Write out the material again word for word, dropping any images it holds.

** Begin Given information **

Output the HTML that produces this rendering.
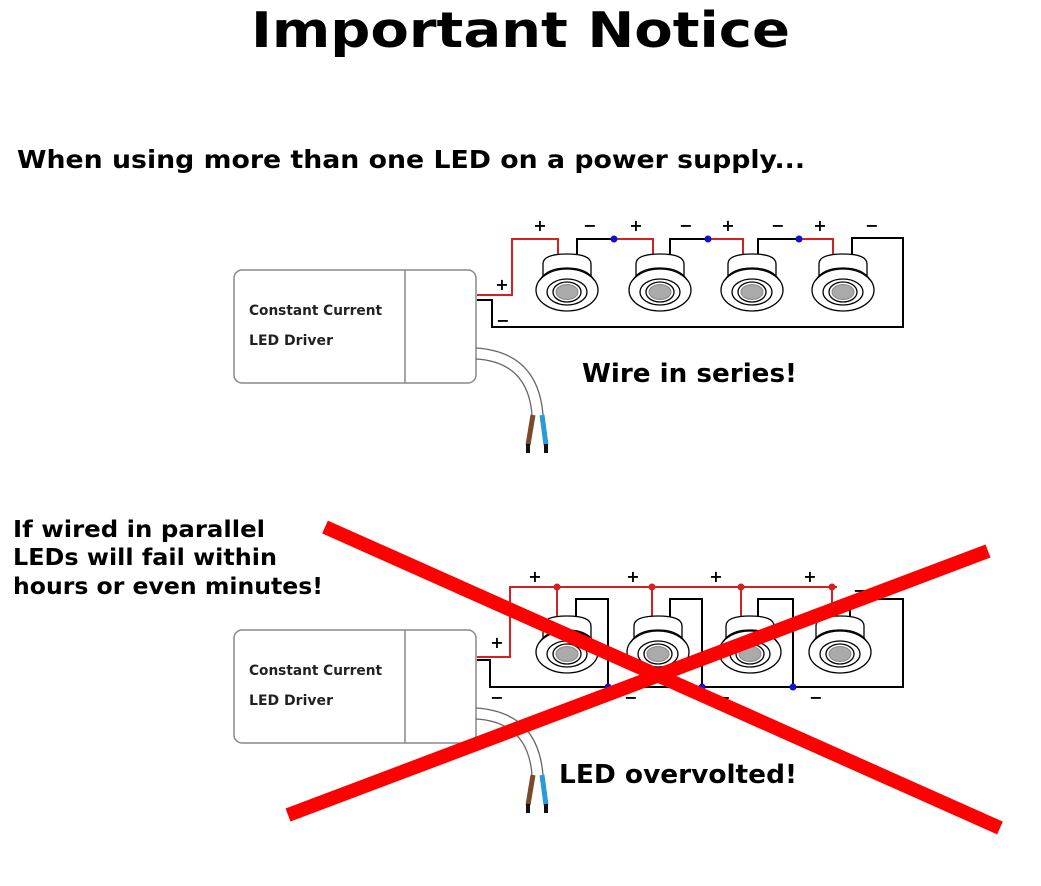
<!DOCTYPE html>
<html><head><meta charset="utf-8"><style>
html,body{margin:0;padding:0;background:#fff}
svg{display:block}
text{font-family:"DejaVu Sans","Liberation Sans",sans-serif;font-weight:bold}
</style></head><body>
<svg width="1041" height="886" viewBox="0 0 1041 886" xmlns="http://www.w3.org/2000/svg">
<rect width="1041" height="886" fill="#fff"/>
<text x="251" y="47" font-size="49" textLength="539" lengthAdjust="spacingAndGlyphs">Important Notice</text>
<text x="17" y="168" font-size="25" textLength="788" lengthAdjust="spacingAndGlyphs">When using more than one LED on a power supply...</text>
<text x="582" y="382" font-size="26" textLength="215" lengthAdjust="spacingAndGlyphs">Wire in series!</text>
<text x="13" y="537" font-size="23" textLength="252" lengthAdjust="spacingAndGlyphs">If wired in parallel</text>
<text x="13" y="565" font-size="23" textLength="264" lengthAdjust="spacingAndGlyphs">LEDs will fail within</text>
<text x="13" y="594" font-size="23" textLength="310" lengthAdjust="spacingAndGlyphs">hours or even minutes!</text>
<text x="559" y="783" font-size="26" textLength="238" lengthAdjust="spacingAndGlyphs">LED overvolted!</text>

<defs>
<g id="led">
<path d="M-24,-14 L-24,-26 Q-24,-36 0,-36 Q24,-36 24,-26 L24,-14" fill="#fff" stroke="#000" stroke-width="1.3"/>
<ellipse cx="0" cy="0" rx="31" ry="21" fill="#fff" stroke="#000" stroke-width="1.3"/>
<path d="M-27,-10 Q-20,-22 0,-22 Q20,-22 27,-10" fill="none" stroke="#000" stroke-width="1.3"/>
<ellipse cx="0" cy="2" rx="20" ry="13" fill="#fff" stroke="#000" stroke-width="1.3"/>
<ellipse cx="0" cy="2" rx="14" ry="10" fill="#fff" stroke="#000" stroke-width="1.3"/>
<ellipse cx="0" cy="2" rx="11" ry="7.5" fill="#aaa" stroke="#888" stroke-width="1"/>
</g>
<g id="driver">
<rect x="234" y="0" width="242" height="113" rx="8" fill="#fff" stroke="#888" stroke-width="1.5"/>
<line x1="405" y1="0" x2="405" y2="113" stroke="#888" stroke-width="1.5"/>
<text x="249" y="45" font-size="14" fill="#222" textLength="133" lengthAdjust="spacingAndGlyphs">Constant Current</text>
<text x="249" y="75" font-size="14" fill="#222" textLength="84" lengthAdjust="spacingAndGlyphs">LED Driver</text>
<path d="M476,78 Q538,82 543,145" fill="none" stroke="#666" stroke-width="1.3"/>
<path d="M476,89 Q528,92 532,145" fill="none" stroke="#666" stroke-width="1.3"/>
<path d="M533,145 L528,175" stroke="#7a4a2a" stroke-width="5"/>
<path d="M542,145 L546,175" stroke="#2a9ad8" stroke-width="5"/>
<path d="M528,174 L528,183 M546,174 L546,183" stroke="#111" stroke-width="4"/>
</g>
</defs>

<g transform="translate(0,270)"><use href="#driver"/></g>
<g fill="none" stroke-width="2">
<path d="M477,295 L512,295 L512,239 L558,239 L558,260" stroke="#d42020"/>
<path d="M577,260 L577,239 L614,239" stroke="#000"/>
<path d="M614,239 L653,239 L653,260" stroke="#d42020"/>
<path d="M670,260 L670,239 L708,239" stroke="#000"/>
<path d="M708,239 L743,239 L743,260" stroke="#d42020"/>
<path d="M758,260 L758,239 L799,239" stroke="#000"/>
<path d="M799,239 L833,239 L833,260" stroke="#d42020"/>
<path d="M852,260 L852,238 L903,238 L903,327 L492,327 L492,300 L477,300" stroke="#000"/>
</g>
<use href="#led" x="567" y="290"/><use href="#led" x="660" y="290"/><use href="#led" x="752" y="290"/><use href="#led" x="843" y="290"/>
<g fill="#1010d0"><circle cx="614" cy="239" r="3.5"/><circle cx="708" cy="239" r="3.5"/><circle cx="799" cy="239" r="3.5"/></g>
<g font-size="16" text-anchor="middle">
<text x="540" y="231">+</text><text x="590" y="231">−</text><text x="636" y="231">+</text><text x="686" y="231">−</text>
<text x="728" y="231">+</text><text x="778" y="231">−</text><text x="820" y="231">+</text><text x="872" y="231">−</text>
<text x="502" y="290">+</text><text x="503" y="326">−</text>
</g>

<g transform="translate(0,630)"><use href="#driver"/></g>
<g fill="none" stroke-width="2">
<path d="M477,657 L510,657 L510,587 L837,587" stroke="#d42020"/>
<path d="M557,587 V622 M652,587 V622 M741,587 V622 M832,587 V622" stroke="#d42020"/>
<path d="M477,660 L490,660 L490,687 L903,687 L903,599 L850,599 L850,622" stroke="#000"/>
<path d="M576,622 L576,599 L608,599 L608,687" stroke="#000"/>
<path d="M670,622 L670,599 L702,599 L702,687" stroke="#000"/>
<path d="M758,622 L758,599 L793,599 L793,687" stroke="#000"/>
</g>
<use href="#led" x="567" y="652"/><use href="#led" x="658" y="652"/><use href="#led" x="750" y="652"/><use href="#led" x="840" y="652"/>
<g fill="#d42020"><circle cx="557" cy="587" r="3.5"/><circle cx="652" cy="587" r="3.5"/><circle cx="741" cy="587" r="3.5"/><circle cx="832" cy="587" r="3.5"/></g>
<g fill="#1010d0"><circle cx="608" cy="687" r="3.5"/><circle cx="702" cy="687" r="3.5"/><circle cx="793" cy="687" r="3.5"/></g>
<g font-size="16" text-anchor="middle">
<text x="535" y="582">+</text><text x="633" y="582">+</text><text x="716" y="582">+</text><text x="810" y="582">+</text><text x="860" y="596">−</text>
<text x="497" y="648">+</text>
<text x="497" y="703">−</text><text x="631" y="703">−</text><text x="724" y="703">−</text><text x="816" y="703">−</text>
</g>
<g stroke="#ff0000" stroke-width="14">
<line x1="325" y1="527" x2="1000" y2="828"/>
<line x1="288" y1="815" x2="988" y2="551"/>
</g>
</svg>
</body></html>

** End Given information **

> [Solution to the problem]:
Output the HTML that produces this rendering.
<!DOCTYPE html>
<html><head><meta charset="utf-8"><style>
html,body{margin:0;padding:0;background:#fff}
svg{display:block}
text{font-family:"DejaVu Sans","Liberation Sans",sans-serif;font-weight:bold}
</style></head><body>
<svg width="1041" height="886" viewBox="0 0 1041 886" xmlns="http://www.w3.org/2000/svg">
<rect width="1041" height="886" fill="#fff"/>
<text x="251" y="47" font-size="49" textLength="539" lengthAdjust="spacingAndGlyphs">Important Notice</text>
<text x="17" y="168" font-size="25" textLength="788" lengthAdjust="spacingAndGlyphs">When using more than one LED on a power supply...</text>
<text x="582" y="382" font-size="26" textLength="215" lengthAdjust="spacingAndGlyphs">Wire in series!</text>
<text x="13" y="537" font-size="23" textLength="252" lengthAdjust="spacingAndGlyphs">If wired in parallel</text>
<text x="13" y="565" font-size="23" textLength="264" lengthAdjust="spacingAndGlyphs">LEDs will fail within</text>
<text x="13" y="594" font-size="23" textLength="310" lengthAdjust="spacingAndGlyphs">hours or even minutes!</text>
<text x="559" y="783" font-size="26" textLength="238" lengthAdjust="spacingAndGlyphs">LED overvolted!</text>

<defs>
<g id="led">
<path d="M-24,-14 L-24,-26 Q-24,-36 0,-36 Q24,-36 24,-26 L24,-14" fill="#fff" stroke="#000" stroke-width="1.3"/>
<ellipse cx="0" cy="0" rx="31" ry="21" fill="#fff" stroke="#000" stroke-width="1.3"/>
<path d="M-27,-10 Q-20,-22 0,-22 Q20,-22 27,-10" fill="none" stroke="#000" stroke-width="1.3"/>
<ellipse cx="0" cy="2" rx="20" ry="13" fill="#fff" stroke="#000" stroke-width="1.3"/>
<ellipse cx="0" cy="2" rx="14" ry="10" fill="#fff" stroke="#000" stroke-width="1.3"/>
<ellipse cx="0" cy="2" rx="11" ry="7.5" fill="#aaa" stroke="#888" stroke-width="1"/>
</g>
<g id="driver">
<rect x="234" y="0" width="242" height="113" rx="8" fill="#fff" stroke="#888" stroke-width="1.5"/>
<line x1="405" y1="0" x2="405" y2="113" stroke="#888" stroke-width="1.5"/>
<text x="249" y="45" font-size="14" fill="#222" textLength="133" lengthAdjust="spacingAndGlyphs">Constant Current</text>
<text x="249" y="75" font-size="14" fill="#222" textLength="84" lengthAdjust="spacingAndGlyphs">LED Driver</text>
<path d="M476,78 Q538,82 543,145" fill="none" stroke="#666" stroke-width="1.3"/>
<path d="M476,89 Q528,92 532,145" fill="none" stroke="#666" stroke-width="1.3"/>
<path d="M533,145 L528,175" stroke="#7a4a2a" stroke-width="5"/>
<path d="M542,145 L546,175" stroke="#2a9ad8" stroke-width="5"/>
<path d="M528,174 L528,183 M546,174 L546,183" stroke="#111" stroke-width="4"/>
</g>
</defs>

<g transform="translate(0,270)"><use href="#driver"/></g>
<g fill="none" stroke-width="2">
<path d="M477,295 L512,295 L512,239 L558,239 L558,260" stroke="#d42020"/>
<path d="M577,260 L577,239 L614,239" stroke="#000"/>
<path d="M614,239 L653,239 L653,260" stroke="#d42020"/>
<path d="M670,260 L670,239 L708,239" stroke="#000"/>
<path d="M708,239 L743,239 L743,260" stroke="#d42020"/>
<path d="M758,260 L758,239 L799,239" stroke="#000"/>
<path d="M799,239 L833,239 L833,260" stroke="#d42020"/>
<path d="M852,260 L852,238 L903,238 L903,327 L492,327 L492,300 L477,300" stroke="#000"/>
</g>
<use href="#led" x="567" y="290"/><use href="#led" x="660" y="290"/><use href="#led" x="752" y="290"/><use href="#led" x="843" y="290"/>
<g fill="#1010d0"><circle cx="614" cy="239" r="3.5"/><circle cx="708" cy="239" r="3.5"/><circle cx="799" cy="239" r="3.5"/></g>
<g font-size="16" text-anchor="middle">
<text x="540" y="231">+</text><text x="590" y="231">−</text><text x="636" y="231">+</text><text x="686" y="231">−</text>
<text x="728" y="231">+</text><text x="778" y="231">−</text><text x="820" y="231">+</text><text x="872" y="231">−</text>
<text x="502" y="290">+</text><text x="503" y="326">−</text>
</g>

<g transform="translate(0,630)"><use href="#driver"/></g>
<g fill="none" stroke-width="2">
<path d="M477,657 L510,657 L510,587 L837,587" stroke="#d42020"/>
<path d="M557,587 V622 M652,587 V622 M741,587 V622 M832,587 V622" stroke="#d42020"/>
<path d="M477,660 L490,660 L490,687 L903,687 L903,599 L850,599 L850,622" stroke="#000"/>
<path d="M576,622 L576,599 L608,599 L608,687" stroke="#000"/>
<path d="M670,622 L670,599 L702,599 L702,687" stroke="#000"/>
<path d="M758,622 L758,599 L793,599 L793,687" stroke="#000"/>
</g>
<use href="#led" x="567" y="652"/><use href="#led" x="658" y="652"/><use href="#led" x="750" y="652"/><use href="#led" x="840" y="652"/>
<g fill="#d42020"><circle cx="557" cy="587" r="3.5"/><circle cx="652" cy="587" r="3.5"/><circle cx="741" cy="587" r="3.5"/><circle cx="832" cy="587" r="3.5"/></g>
<g fill="#1010d0"><circle cx="608" cy="687" r="3.5"/><circle cx="702" cy="687" r="3.5"/><circle cx="793" cy="687" r="3.5"/></g>
<g font-size="16" text-anchor="middle">
<text x="535" y="582">+</text><text x="633" y="582">+</text><text x="716" y="582">+</text><text x="810" y="582">+</text><text x="860" y="596">−</text>
<text x="497" y="648">+</text>
<text x="497" y="703">−</text><text x="631" y="703">−</text><text x="724" y="703">−</text><text x="816" y="703">−</text>
</g>
<g stroke="#ff0000" stroke-width="14">
<line x1="325" y1="527" x2="1000" y2="828"/>
<line x1="288" y1="815" x2="988" y2="551"/>
</g>
</svg>
</body></html>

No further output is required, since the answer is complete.